Opinion
January 23, 1996
Appeal from the Supreme Court, Bronx County (George Covington, J.).
Defendant's motion to suppress physical and identification evidence was properly denied without a hearing, his allegation that the observing officer relayed an inadequate and unreliable radio description of him being factually insufficient to support his claim that the police lacked probable cause to arrest him ( see, People v Mendoza, 82 N.Y.2d 415, 428-429). This deficiency in defendant's suppression motion being apparent on its face, the suppression court's failure to set forth the reasons for its determination requires no remedial action ( see, People v Murray, 172 A.D.2d 437, appeal withdrawn 79 N.Y.2d 942).

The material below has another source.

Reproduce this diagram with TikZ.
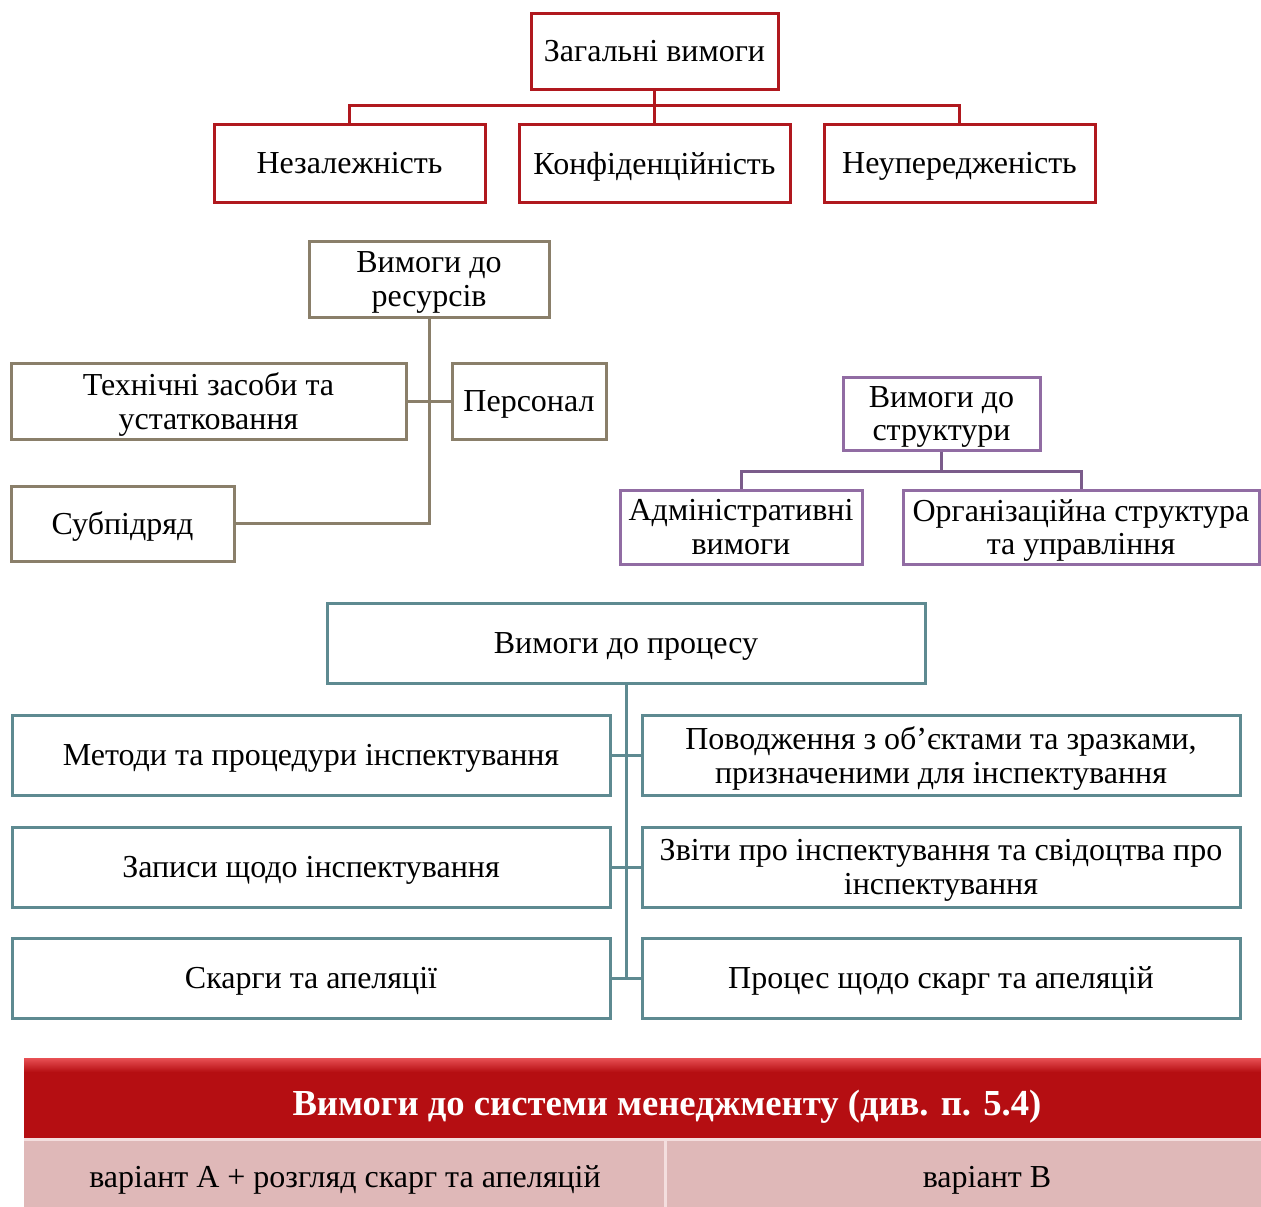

Defendant's claim that the court's surrender order was not a part of the plea agreement, and that he therefore should have been allowed to withdraw his plea before being sentenced to a term exceeding the one promised, is unpreserved for appellate review as a matter of law, since defendant never objected at sentencing nor moved to withdraw the plea or to vacate the judgment of conviction ( see, People v Ramirez, 210 A.D.2d 56, lv denied 84 N.Y.2d 1037). Were we to reach the issue, we would find that the surrender order was an express condition of the plea agreement, the court having stated that the order was based on an arrangement it had made with defendant's counsel allowing defendant more bail time to get married.
The sentence properly took into account defendant's breach of the surrender condition of his plea agreement, and was otherwise a proper exercise of discretion ( see, People v Dremeguila, 166 A.D.2d 196, lv denied 76 N.Y.2d 1020).
Concur — Ellerin, J.P., Kupferman, Ross, Williams and Tom, JJ.